* PROBLEM STATEMENT:
Set the listing down again exactly, please, apart from its pictures.

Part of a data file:
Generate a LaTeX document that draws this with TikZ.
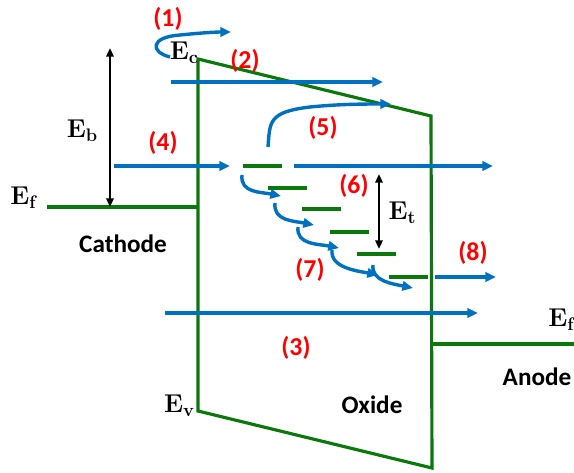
\documentclass[tikz,border=0pt]{standalone}
\usepackage{fontspec}
\newfontfamily\calfont{Carlito}
\usepackage{tikz}
\usetikzlibrary{arrows.meta,positioning}
\definecolor{bandgreen}{RGB}{10,120,10}
\definecolor{flowblue}{RGB}{0,112,192}
\definecolor{numred}{RGB}{255,0,0}
\newcommand{\lvl}[1]{E\raisebox{-3.4pt}{\fontsize{15.5}{18}\selectfont\bfseries #1}}

\begin{document}
\begin{tikzpicture}[
  x=0.03cm, y=-0.03cm,
  band/.style={draw=bandgreen, line width=2.7pt},
  trap/.style={draw=bandgreen, line width=2.7pt},
  flow/.style={draw=flowblue, line width=2.9pt, -{Triangle[length=3.2mm, width=2.8mm]}},
  gap/.style={draw=black, line width=2pt, {Triangle[length=2.6mm, width=2.2mm]}-{Triangle[length=2.6mm, width=2.2mm]}},
  num/.style={text=numred, inner sep=0pt, font=\calfont\fontsize{22}{26}\selectfont\bfseries},
  level/.style={inner sep=0pt, font=\fontsize{22}{26}\selectfont\bfseries},
  region/.style={inner sep=0pt, font=\calfont\fontsize{21.5}{26}\selectfont\bfseries},
]
\useasboundingbox (0,0) rectangle (574,473);

% Band edges
\coordinate (ec) at (198,59);
\coordinate (cr) at (431,116);
\coordinate (vr) at (432,468);
\coordinate (ev) at (198,411);
\coordinate (kf) at (47,207);
\coordinate (kj) at (198,207);
\coordinate (aj) at (431,344);
\coordinate (af) at (574,344);
\draw[band] (kf) -- (kj);
\draw[band] (ec) -- (cr) -- (vr) -- (ev) -- cycle;
\draw[band] (aj) -- (af);

% Trap levels
\coordinate (t1a) at (243,166); \coordinate (t1b) at (282,166);
\coordinate (t2a) at (268,188); \coordinate (t2b) at (307,188);
\coordinate (t3a) at (302,209); \coordinate (t3b) at (341,209);
\coordinate (t4a) at (330,232); \coordinate (t4b) at (369,232);
\coordinate (t5a) at (357,254); \coordinate (t5b) at (396,254);
\coordinate (t6a) at (389,277); \coordinate (t6b) at (428,277);
\draw[trap] (t1a) -- (t1b);
\draw[trap] (t2a) -- (t2b);
\draw[trap] (t3a) -- (t3b);
\draw[trap] (t4a) -- (t4b);
\draw[trap] (t5a) -- (t5b);
\draw[trap] (t6a) -- (t6b);

% Energy gaps
\coordinate (ebt) at (110,48);
\coordinate (ebb) at (110,207);
\draw[gap] (ebt) -- (ebb);
\coordinate (ett) at (379,174);
\coordinate (etb) at (379,249);
\draw[gap] (ett) -- (etb);

% Transport paths
\coordinate (p1s) at (170,57);
\coordinate (p1e) at (231,32);
\draw[flow] (p1s) .. controls (150,52) and (150,37) .. (180,35)
  .. controls (200,33) and (215,32) .. (p1e);
\coordinate (p2s) at (171,82);
\coordinate (p2e) at (383,82);
\draw[flow] (p2s) -- (p2e);
\coordinate (p3s) at (165,313);
\coordinate (p3e) at (478,313);
\draw[flow] (p3s) -- (p3e);
\coordinate (p4s) at (114,166);
\coordinate (p4e) at (230,166);
\draw[flow] (p4s) -- (p4e);
\coordinate (p4x) at (294,166);
\coordinate (p4y) at (493,166);
\draw[flow] (p4x) -- (p4y);
\coordinate (p5s) at (268,147);
\coordinate (p5e) at (391,104);
\draw[flow] (p5s) .. controls (270,122) and (268,112) .. (310,107)
  .. controls (340,104) and (365,104) .. (p5e);
\coordinate (p8s) at (435,277);
\coordinate (p8e) at (496,277);
\draw[flow] (p8s) -- (p8e);

% Hopping between traps
\coordinate (h1s) at (242,175); \coordinate (h1e) at (281,196);
\coordinate (h2s) at (275,203); \coordinate (h2e) at (314,225);
\coordinate (h3s) at (298,227); \coordinate (h3e) at (339,248);
\coordinate (h4s) at (332,250); \coordinate (h4e) at (378,275);
\coordinate (h5s) at (373,265); \coordinate (h5e) at (413,288);
\draw[flow] (h1s) .. controls +(-2,18) and +(-20,-4) .. (h1e);
\draw[flow] (h2s) .. controls +(-2,18) and +(-20,-4) .. (h2e);
\draw[flow] (h3s) .. controls +(-2,18) and +(-20,-4) .. (h3e);
\draw[flow] (h4s) .. controls +(-2,18) and +(-20,-4) .. (h4e);
\draw[flow] (h5s) .. controls +(-2,16) and +(-20,-4) .. (h5e);

% Mechanism numbers
\node[num] (n1) at (168,19) {(1)};
\node[num] (n2) at (245,61) {(2)};
\node[num] (n3) at (296,348) {(3)};
\node[num] (n4) at (163,143) {(4)};
\node[num] (n5) at (323,128) {(5)};
\node[num] (n6) at (354,186) {(6)};
\node[num] (n7) at (310,270) {(7)};
\node[num] (n8) at (473,253) {(8)};

% Levels
\node[level] (lec) at (184,53) {\lvl{c}};
\node[level] (leb) at (82,131) {\lvl{b}};
\node[level] (lef) at (23,198) {\lvl{f}};
\node[level] (let) at (402,213) {\lvl{t}};
\node[level] (lev) at (179,406) {\lvl{v}};
\node[level] (laf) at (561,320) {\lvl{f}};

% Regions
\node[region] (cathode) at (123,244) {Cathode};
\node[region] (oxide) at (372,405) {Oxide};
\node[region] (anode) at (537,377) {Anode};

\end{tikzpicture}
\end{document}
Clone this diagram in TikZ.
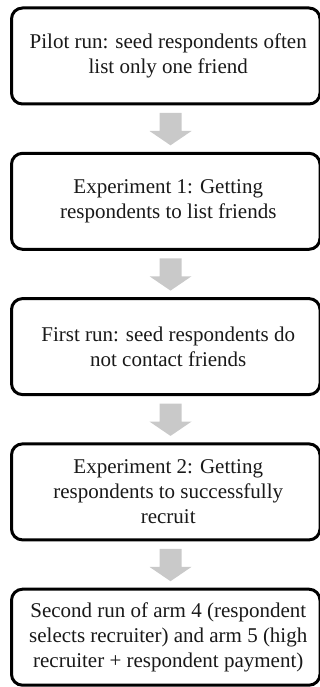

* OUTPUT:
Generate a LaTeX document that draws this with TikZ.
\documentclass[tikz,border=0pt]{standalone}
\usepackage{fontspec}
\newfontfamily\calfont{Carlito}
\usepackage{tikz}
\usetikzlibrary{arrows.meta,positioning}
\definecolor{bandgreen}{RGB}{10,120,10}
\definecolor{flowblue}{RGB}{0,112,192}
\definecolor{numred}{RGB}{255,0,0}
\newcommand{\lvl}[1]{E\raisebox{-3.4pt}{\fontsize{15.5}{18}\selectfont\bfseries #1}}

\begin{document}
\begin{tikzpicture}[
  x=0.03cm, y=-0.03cm,
  band/.style={draw=bandgreen, line width=2.7pt},
  trap/.style={draw=bandgreen, line width=2.7pt},
  flow/.style={draw=flowblue, line width=2.9pt, -{Triangle[length=3.2mm, width=2.8mm]}},
  gap/.style={draw=black, line width=2pt, {Triangle[length=2.6mm, width=2.2mm]}-{Triangle[length=2.6mm, width=2.2mm]}},
  num/.style={text=numred, inner sep=0pt, font=\calfont\fontsize{22}{26}\selectfont\bfseries},
  level/.style={inner sep=0pt, font=\fontsize{22}{26}\selectfont\bfseries},
  region/.style={inner sep=0pt, font=\calfont\fontsize{21.5}{26}\selectfont\bfseries},
]
\useasboundingbox (0,0) rectangle (574,473);

% Band edges
\coordinate (ec) at (198,59);
\coordinate (cr) at (431,116);
\coordinate (vr) at (432,468);
\coordinate (ev) at (198,411);
\coordinate (kf) at (47,207);
\coordinate (kj) at (198,207);
\coordinate (aj) at (431,344);
\coordinate (af) at (574,344);
\draw[band] (kf) -- (kj);
\draw[band] (ec) -- (cr) -- (vr) -- (ev) -- cycle;
\draw[band] (aj) -- (af);

% Trap levels
\coordinate (t1a) at (243,166); \coordinate (t1b) at (282,166);
\coordinate (t2a) at (268,188); \coordinate (t2b) at (307,188);
\coordinate (t3a) at (302,209); \coordinate (t3b) at (341,209);
\coordinate (t4a) at (330,232); \coordinate (t4b) at (369,232);
\coordinate (t5a) at (357,254); \coordinate (t5b) at (396,254);
\coordinate (t6a) at (389,277); \coordinate (t6b) at (428,277);
\draw[trap] (t1a) -- (t1b);
\draw[trap] (t2a) -- (t2b);
\draw[trap] (t3a) -- (t3b);
\draw[trap] (t4a) -- (t4b);
\draw[trap] (t5a) -- (t5b);
\draw[trap] (t6a) -- (t6b);

% Energy gaps
\coordinate (ebt) at (110,48);
\coordinate (ebb) at (110,207);
\draw[gap] (ebt) -- (ebb);
\coordinate (ett) at (379,174);
\coordinate (etb) at (379,249);
\draw[gap] (ett) -- (etb);

% Transport paths
\coordinate (p1s) at (170,57);
\coordinate (p1e) at (231,32);
\draw[flow] (p1s) .. controls (150,52) and (150,37) .. (180,35)
  .. controls (200,33) and (215,32) .. (p1e);
\coordinate (p2s) at (171,82);
\coordinate (p2e) at (383,82);
\draw[flow] (p2s) -- (p2e);
\coordinate (p3s) at (165,313);
\coordinate (p3e) at (478,313);
\draw[flow] (p3s) -- (p3e);
\coordinate (p4s) at (114,166);
\coordinate (p4e) at (230,166);
\draw[flow] (p4s) -- (p4e);
\coordinate (p4x) at (294,166);
\coordinate (p4y) at (493,166);
\draw[flow] (p4x) -- (p4y);
\coordinate (p5s) at (268,147);
\coordinate (p5e) at (391,104);
\draw[flow] (p5s) .. controls (270,122) and (268,112) .. (310,107)
  .. controls (340,104) and (365,104) .. (p5e);
\coordinate (p8s) at (435,277);
\coordinate (p8e) at (496,277);
\draw[flow] (p8s) -- (p8e);

% Hopping between traps
\coordinate (h1s) at (242,175); \coordinate (h1e) at (281,196);
\coordinate (h2s) at (275,203); \coordinate (h2e) at (314,225);
\coordinate (h3s) at (298,227); \coordinate (h3e) at (339,248);
\coordinate (h4s) at (332,250); \coordinate (h4e) at (378,275);
\coordinate (h5s) at (373,265); \coordinate (h5e) at (413,288);
\draw[flow] (h1s) .. controls +(-2,18) and +(-20,-4) .. (h1e);
\draw[flow] (h2s) .. controls +(-2,18) and +(-20,-4) .. (h2e);
\draw[flow] (h3s) .. controls +(-2,18) and +(-20,-4) .. (h3e);
\draw[flow] (h4s) .. controls +(-2,18) and +(-20,-4) .. (h4e);
\draw[flow] (h5s) .. controls +(-2,16) and +(-20,-4) .. (h5e);

% Mechanism numbers
\node[num] (n1) at (168,19) {(1)};
\node[num] (n2) at (245,61) {(2)};
\node[num] (n3) at (296,348) {(3)};
\node[num] (n4) at (163,143) {(4)};
\node[num] (n5) at (323,128) {(5)};
\node[num] (n6) at (354,186) {(6)};
\node[num] (n7) at (310,270) {(7)};
\node[num] (n8) at (473,253) {(8)};

% Levels
\node[level] (lec) at (184,53) {\lvl{c}};
\node[level] (leb) at (82,131) {\lvl{b}};
\node[level] (lef) at (23,198) {\lvl{f}};
\node[level] (let) at (402,213) {\lvl{t}};
\node[level] (lev) at (179,406) {\lvl{v}};
\node[level] (laf) at (561,320) {\lvl{f}};

% Regions
\node[region] (cathode) at (123,244) {Cathode};
\node[region] (oxide) at (372,405) {Oxide};
\node[region] (anode) at (537,377) {Anode};

\end{tikzpicture}
\end{document}
Clone this diagram in TikZ.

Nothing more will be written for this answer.